As part of its recent virtual capital market day, entitled ‘Accelerating High Value Growth’, Siemens presented its new growth strategy that includes a comprehensive sustainability agenda.
“Our customers benefit from our ability to combine the real and digital worlds,” said Roland Busch, CEO of Siemens. “Digitalisation, automation and sustainability are growth engines for our business. Here, our core business and our digital business reinforce each other in a virtuous cycle. This effect forms the foundation of our growth strategy, and we are now making our commitment to sustainability clearer than ever. Thus, in times of major global challenges, we are creating clear added value for our customers, our stakeholders and society.”
Focus on digital transformation as a key challenge
Following the spin-off of Siemens Energy in 2020, today’s Siemens is a focused technology company that is addressing industry, infrastructure, transportation and healthcare. As a result, the company is active in sectors that form the backbone of the global economy and offer great potential for digital transformation and enhanced sustainability – the major challenges of our time.
Innovative technologies in use across the entire company
Siemens’ unique ability to combine the real and digital worlds is based on three elements. Using its experts’ profound domain knowhow, it is developing digital applications for specific industries. In addition, it is pooling expertise to drive the core technologies that are used across the company. And finally, thanks to a strong ecosystem including customers, partners and start-ups, Siemens plans to outpace competitors in bringing customer-oriented innovations to market.
To accomplish this, the company is rapidly driving its technology portfolio: software and automation solutions and a leading IoT platform, plus core technologies in areas such as artificial intelligence (AI), digital twins, 5G, industrial edge and cybersecurity. Since Siemens’ core business and its digital business will increasingly reinforce each other in the future, the company expects to see profitable growth above the market average.
DEGREE – clear commitment to sustainability with ambitious targets
Siemens is underscoring its commitment to sustainability with its new framework called DEGREE, which stands for decarbonisation, ethics, governance, resource efficiency, equity and employability.
The company is backing its ambitions in sustainability with systematised, measurable and specific long-term targets for environmental, social and governance (ESG) dimensions. In addition, it is officially adopting the topic of sustainability as an additional strategic imperative for its investment decisions.
Leveraging its technology portfolio, Siemens can support the public and private sectors in the digital transformation of industrial operations, building and grid infrastructure, transportation and healthcare, while offering innovative solutions with a compelling business case to drive the transition to a carbon-neutral economy. These technologies help customers achieve their goals while using fewer resources.

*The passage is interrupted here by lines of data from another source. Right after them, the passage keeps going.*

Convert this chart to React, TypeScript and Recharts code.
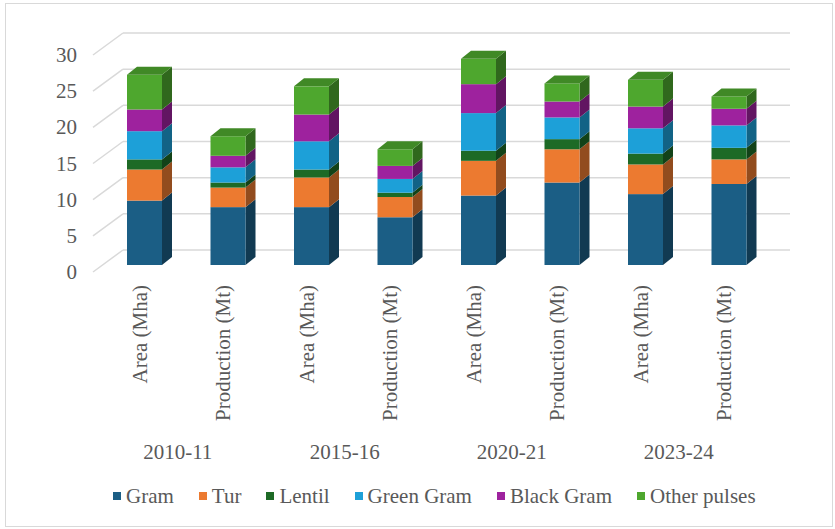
import React from 'react';
import { BarChart, Bar, XAxis, YAxis, CartesianGrid, Legend } from 'recharts';

const years = ['2010-11', '2015-16', '2020-21', '2023-24'];
const measures = ['Area (Mha)', 'Production (Mt)'];

const gram = [8.9, 8.0, 8.0, 6.6, 9.6, 11.4, 9.8, 11.2];
const tur = [4.3, 2.7, 4.1, 2.8, 4.8, 4.6, 4.1, 3.4];
const lentil = [1.4, 0.7, 1.1, 0.6, 1.4, 1.4, 1.5, 1.6];
const greenGram = [3.9, 2.1, 3.9, 1.9, 5.2, 3.0, 3.5, 3.1];
const blackGram = [3.0, 1.6, 3.7, 1.8, 4.0, 2.2, 3.0, 2.3];
const otherPulses = [4.8, 2.7, 3.9, 2.3, 3.5, 2.5, 3.7, 1.7];

const yTicks = [0, 5, 10, 15, 20, 25, 30];

const seriesNames = ['Gram', 'Tur', 'Lentil', 'Green Gram', 'Black Gram', 'Other pulses'];
const seriesValues = [gram, tur, lentil, greenGram, blackGram, otherPulses];
const seriesColors = ['#1b5e85', '#ec7a30', '#1d6a26', '#1da0d8', '#9e229e', '#4ea72e'];

const data = years.flatMap((yr, g) =>
  measures.map((m, j) => {
    const i = g * 2 + j;
    const row: Record<string, any> = { key: `${yr}|${m}` };
    seriesNames.forEach((n, s) => {
      row[n] = seriesValues[s][i];
    });
    return row;
  })
);

const FONT = 'Liberation Serif, DejaVu Serif, serif';
const TEXT = '#595959';
const GRID = '#d9d9d9';

function shade(hex: string, f: number) {
  const n = parseInt(hex.slice(1), 16);
  const r = Math.round(((n >> 16) & 255) * f);
  const g = Math.round(((n >> 8) & 255) * f);
  const b = Math.round((n & 255) * f);
  return `rgb(${r},${g},${b})`;
}

const DX = 10;
const DY = 8;

const make3D = (color: string, isTop: boolean) => (props: any) => {
  const { x, y, width, height } = props;
  if (height == null || height <= 0) return <g />;
  const side = shade(color, 0.62);
  const topC = shade(color, 0.82);
  return (
    <g>
      <path
        d={`M${x + width},${y} L${x + width + DX},${y - DY} L${x + width + DX},${y + height - DY} L${x + width},${y + height} Z`}
        fill={side}
      />
      <rect x={x} y={y} width={width} height={height} fill={color} />
      {isTop && (
        <path
          d={`M${x},${y} L${x + DX},${y - DY} L${x + width + DX},${y - DY} L${x + width},${y} Z`}
          fill={topC}
        />
      )}
    </g>
  );
};

const gridLine = (props: any) => {
  const { x1, x2, y1, index } = props;
  return (
    <g key={`hl-${index}`}>
      <line x1={x1 - 10} y1={y1 + 7} x2={x1 + 20} y2={y1 - 15} stroke={GRID} strokeWidth={1.5} />
      <line x1={x1 + 20} y1={y1 - 15} x2={x2 + 19} y2={y1 - 15} stroke={GRID} strokeWidth={1.5} />
    </g>
  );
};

const YTick = (props: any) => {
  const { y, payload } = props;
  return (
    <text
      x={77}
      y={y + 7}
      textAnchor="end"
      dominantBaseline="central"
      style={{ fontFamily: FONT }}
      fontSize={21}
      fill={TEXT}
    >
      {payload.value}
    </text>
  );
};

const XTick = (props: any) => {
  const { x, payload } = props;
  const [yr, m] = String(payload.value).split('|');
  const tx = x - 5;
  const isFirst = m === measures[0];
  return (
    <g>
      <text
        x={tx}
        y={285}
        transform={`rotate(-90, ${tx}, 285)`}
        textAnchor="end"
        dominantBaseline="central"
        style={{ fontFamily: FONT }}
        fontSize={21}
        fill={TEXT}
      >
        {m}
      </text>
      {isFirst && (
        <text
          x={x + 33}
          y={452}
          textAnchor="middle"
          dominantBaseline="central"
          style={{ fontFamily: FONT }}
          fontSize={21}
          fill={TEXT}
        >
          {yr}
        </text>
      )}
    </g>
  );
};

const LegendContent = () => (
  <div style={{ display: 'flex', alignItems: 'center', fontFamily: FONT, fontSize: 21, color: TEXT, lineHeight: '24px' }}>
    {seriesNames.map((n, i) => (
      <div key={n} style={{ display: 'flex', alignItems: 'center', marginRight: i < seriesNames.length - 1 ? 25 : 0, whiteSpace: 'nowrap' }}>
        <span style={{ display: 'inline-block', width: 8, height: 8, background: seriesColors[i], marginRight: 5 }} />
        <span>{n}</span>
      </div>
    ))}
  </div>
);

export default function App() {
  return (
    <div style={{ position: 'absolute', left: 0, top: 0, width: 835, height: 529, background: '#fff' }}>
      <div
        style={{
          position: 'absolute',
          left: 5,
          top: 3,
          width: 828,
          height: 524,
          border: '1px solid #d9d9d9',
          boxSizing: 'border-box',
        }}
      />
      <div style={{ position: 'absolute', left: 0, top: 0 }}>
        <BarChart
          width={835}
          height={529}
          data={data}
          margin={{ top: 48, right: 64, left: 43, bottom: 0 }}
          barSize={35}
        >
          <CartesianGrid vertical={false} horizontal={gridLine} />
          <XAxis
            dataKey="key"
            height={264}
            axisLine={false}
            tickLine={false}
            interval={0}
            tick={<XTick />}
          />
          <YAxis
            width={60}
            domain={[0, 30]}
            ticks={yTicks}
            axisLine={false}
            tickLine={false}
            tick={<YTick />}
          />
          <Legend
            layout="horizontal"
            verticalAlign="middle"
            align="center"
            wrapperStyle={{ top: 484, left: 113, width: 700 }}
            content={<LegendContent />}
          />
          {seriesNames.map((n, i) => (
            <Bar
              key={n}
              dataKey={n}
              name={n}
              stackId="a"
              fill={seriesColors[i]}
              isAnimationActive={false}
              shape={make3D(seriesColors[i], i === seriesNames.length - 1)}
            />
          ))}
        </BarChart>
      </div>
    </div>
  );
}
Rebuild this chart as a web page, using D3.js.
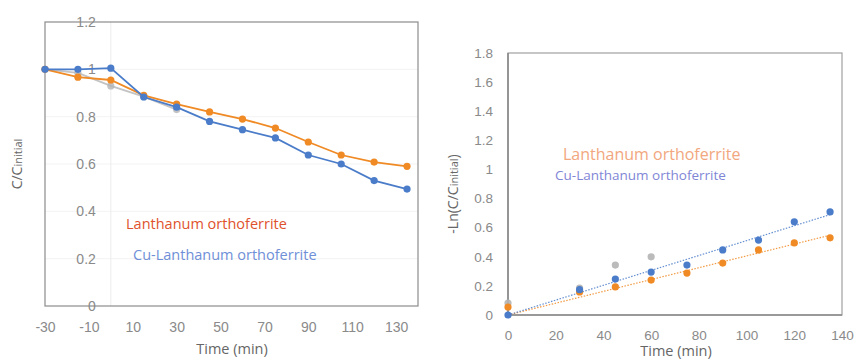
<!DOCTYPE html>
<html>
<head>
<meta charset="utf-8">
<script src="https://cdn.jsdelivr.net/npm/d3@7"></script>
<style>
  body { margin: 0; background: #fff; }
  svg { font-family: "Open Sans", "Liberation Sans", sans-serif; }
  .tick text { fill: #8a8a8a; }
</style>
</head>
<body>
<svg id="chart" width="855" height="360"></svg>
<script>
// left panel: C/Cinitial vs time
const timeL = [-30, -15, 0, 15, 30, 45, 60, 75, 90, 105, 120, 135];
const laFe = [1.0, 0.967, 0.955, 0.89, 0.853, 0.82, 0.79, 0.752, 0.693, 0.638, 0.608, 0.59];
const cuLaFe = [1.0, 1.0, 1.005, 0.883, 0.84, 0.78, 0.745, 0.71, 0.638, 0.60, 0.53, 0.494];
const timeGray = [-30, -15, 0, 15, 30];
const grayL = [1.0, 0.985, 0.93, 0.885, 0.83];
const ticksXL = [-30, -10, 10, 30, 50, 70, 90, 110, 130];
const ticksYL = [0, 0.2, 0.4, 0.6, 0.8, 1, 1.2];

// right panel: -Ln(C/Cinitial) vs time
const timeR = [0, 30, 45, 60, 75, 90, 105, 120, 135];
const lnLaFe = [0.055, 0.158, 0.193, 0.24, 0.288, 0.357, 0.447, 0.495, 0.53];
const lnCuLaFe = [0, 0.174, 0.247, 0.295, 0.343, 0.447, 0.515, 0.64, 0.708];
const timeGrayR = [0, 30, 45, 60];
const lnGray = [0.082, 0.185, 0.343, 0.4];
const ticksXR = [0, 20, 40, 60, 80, 100, 120, 140];
const ticksYR = [0, 0.2, 0.4, 0.6, 0.8, 1, 1.2, 1.4, 1.6, 1.8];

const blue = "#4a7cc9", orange = "#f08a24", gray = "#b4b4b4";
const svg = d3.select("#chart");
const plain = d => String(d);  // keep the hyphen minus like the original

// ---------- left chart ----------
const xL = d3.scaleLinear().domain([-30, 140]).range([45, 418]);
const yL = d3.scaleLinear().domain([0, 1.2]).range([306, 22]);
const gL = svg.append("g");

gL.selectAll(".gridL").data(ticksYL.slice(1, -1)).enter().append("line")
  .attr("x1", 45).attr("x2", 418)
  .attr("y1", d => yL(d)).attr("y2", d => yL(d))
  .attr("stroke", "#f3f3f3");
gL.append("line").attr("x1", xL(0)).attr("x2", xL(0)).attr("y1", 22).attr("y2", 306)
  .attr("stroke", "#ececec");

gL.append("rect").attr("x", 45).attr("y", 22).attr("width", 373).attr("height", 284)
  .attr("fill", "none").attr("stroke", "#8c8c8c").attr("stroke-width", 1.2);

gL.append("g").attr("transform", `translate(0,306)`)
  .call(d3.axisBottom(xL).tickValues(ticksXL).tickSize(0).tickPadding(16).tickFormat(plain))
  .call(g => g.select(".domain").remove())
  .call(g => g.selectAll("text").attr("font-size", 14));
gL.append("g").attr("transform", `translate(${xL(0)},0)`)
  .call(d3.axisLeft(yL).tickValues(ticksYL).tickSize(0).tickPadding(15).tickFormat(plain))
  .call(g => g.select(".domain").remove())
  .call(g => g.selectAll("text").attr("font-size", 14));

const lineL = d3.line().x(d => xL(d[0])).y(d => yL(d[1]));
function seriesL(xs, ys, color, w, op) {
  const pts = xs.map((t, i) => [t, ys[i]]);
  gL.append("path").datum(pts).attr("d", lineL).attr("fill", "none")
    .attr("stroke", color).attr("stroke-width", w).attr("opacity", op);
  gL.selectAll(null).data(pts).enter().append("circle")
    .attr("cx", d => xL(d[0])).attr("cy", d => yL(d[1])).attr("r", 3.6)
    .attr("fill", color).attr("opacity", op);
}
seriesL(timeGray, grayL, gray, 1.8, 0.8);
seriesL(timeL, laFe, orange, 1.8, 1);
seriesL(timeL, cuLaFe, blue, 1.8, 1);

gL.append("text").attr("x", 126).attr("y", 229).attr("fill", "#e0522d")
  .attr("font-size", 14.5).text("Lanthanum orthoferrite");
gL.append("text").attr("x", 133).attr("y", 260).attr("fill", "#6f8fd8")
  .attr("font-size", 14.5).text("Cu-Lanthanum orthoferrite");

const tL = gL.append("text").attr("transform", "translate(22,164) rotate(-90)")
  .attr("text-anchor", "middle").attr("fill", "#666").attr("font-size", 14);
tL.append("tspan").text("C/C");
tL.append("tspan").attr("font-size", 11).text("initial");
gL.append("text").attr("x", 232).attr("y", 354).attr("text-anchor", "middle")
  .attr("fill", "#666").attr("font-size", 14.5).text("Time (min)");

// ---------- right chart ----------
const xR = d3.scaleLinear().domain([0, 140]).range([508, 842]);
const yR = d3.scaleLinear().domain([0, 1.8]).range([315, 53]);
const gR = svg.append("g");

gR.append("rect").attr("x", 508).attr("y", 53).attr("width", 334).attr("height", 262)
  .attr("fill", "none").attr("stroke", "#a0a0a0").attr("stroke-width", 1.2);
gR.append("line").attr("x1", 508).attr("x2", 508).attr("y1", 53).attr("y2", 315)
  .attr("stroke", "#8a8a8a").attr("stroke-width", 1.6);
gR.append("line").attr("x1", 508).attr("x2", 842).attr("y1", 315).attr("y2", 315)
  .attr("stroke", "#8a8a8a").attr("stroke-width", 1.6);

gR.append("g").attr("transform", `translate(0,315)`)
  .call(d3.axisBottom(xR).tickValues(ticksXR).tickSize(0).tickPadding(15).tickFormat(plain))
  .call(g => g.select(".domain").remove())
  .call(g => g.selectAll("text").attr("font-size", 13.5));
gR.append("g").attr("transform", `translate(508,0)`)
  .call(d3.axisLeft(yR).tickValues(ticksYR).tickSize(0).tickPadding(15).tickFormat(plain))
  .call(g => g.select(".domain").remove())
  .call(g => g.selectAll("text").attr("font-size", 13.5));

// linear trendlines through the origin, fitted to each series
function trend(xs, ys, color) {
  const sxy = d3.sum(xs, (t, i) => t * ys[i]);
  const sxx = d3.sum(xs, t => t * t);
  const k = sxy / sxx;
  gR.append("line").attr("x1", xR(0)).attr("y1", yR(0))
    .attr("x2", xR(135)).attr("y2", yR(k * 135))
    .attr("stroke", color).attr("stroke-width", 1.2).attr("stroke-dasharray", "1.5,1.5")
    .attr("opacity", 0.85);
}
trend(timeR, lnLaFe, orange);
trend(timeR, lnCuLaFe, blue);

function pointsR(xs, ys, color, op) {
  gR.selectAll(null).data(xs.map((t, i) => [t, ys[i]])).enter().append("circle")
    .attr("cx", d => xR(d[0])).attr("cy", d => yR(d[1])).attr("r", 3.6)
    .attr("fill", color).attr("opacity", op);
}
pointsR(timeGrayR, lnGray, gray, 0.9);
pointsR(timeR, lnLaFe, orange, 1);
pointsR(timeR, lnCuLaFe, blue, 1);

gR.append("text").attr("x", 563).attr("y", 160).attr("fill", "#f2a77e")
  .attr("font-size", 16).text("Lanthanum orthoferrite");
gR.append("text").attr("x", 555).attr("y", 180).attr("fill", "#7f86d6")
  .attr("font-size", 13.5).text("Cu-Lanthanum orthoferrite");

const tR = gR.append("text").attr("transform", "translate(458,194) rotate(-90)")
  .attr("text-anchor", "middle").attr("fill", "#666").attr("font-size", 14);
tR.append("tspan").text("-Ln(C/C");
tR.append("tspan").attr("font-size", 11).text("initial");
tR.append("tspan").text(")");
gR.append("text").attr("x", 676).attr("y", 356).attr("text-anchor", "middle")
  .attr("fill", "#666").attr("font-size", 14.5).text("Time (min)");
</script>
</body>
</html>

In 2015, Siemens became one of the first industrial companies worldwide to commit to achieving carbon neutrality in its own business operations by 2030. The company has since cut its CO2 emissions by more than half. In the meantime, Siemens has been intensifying its existing activities for physical decarbonisation throughout its entire value chain and is pursuing the data-driven reduction pathway that the Science-Based Targets initiative advocates. This approach ensures that the company’s climate-protection efforts are in harmony with the Paris Agreement’s highest aspiration levels. In its supply chain, Siemens is committing itself to reducing emissions by 20% by 2030, and the company aims to achieve a carbon-neutral supply chain by 2050. By the end of this decade, Siemens also intends to make even greater progress toward achieving circularity and, for example, clearly increasing the purchase of secondary materials for metals and resins.
DEGREE includes numerous other targets – for example, for safeguarding the long-term employability of the people who work for the company and for fostering inclusion, respect and equal treatment. The company is pursuing its declared goal of ensuring that women account for 30% of the people at the top management level by 2025. At the same time, Siemens will continue to invest in education and training for all its employees. Worldwide, the company already spends about 250 million Euros a year on such measures.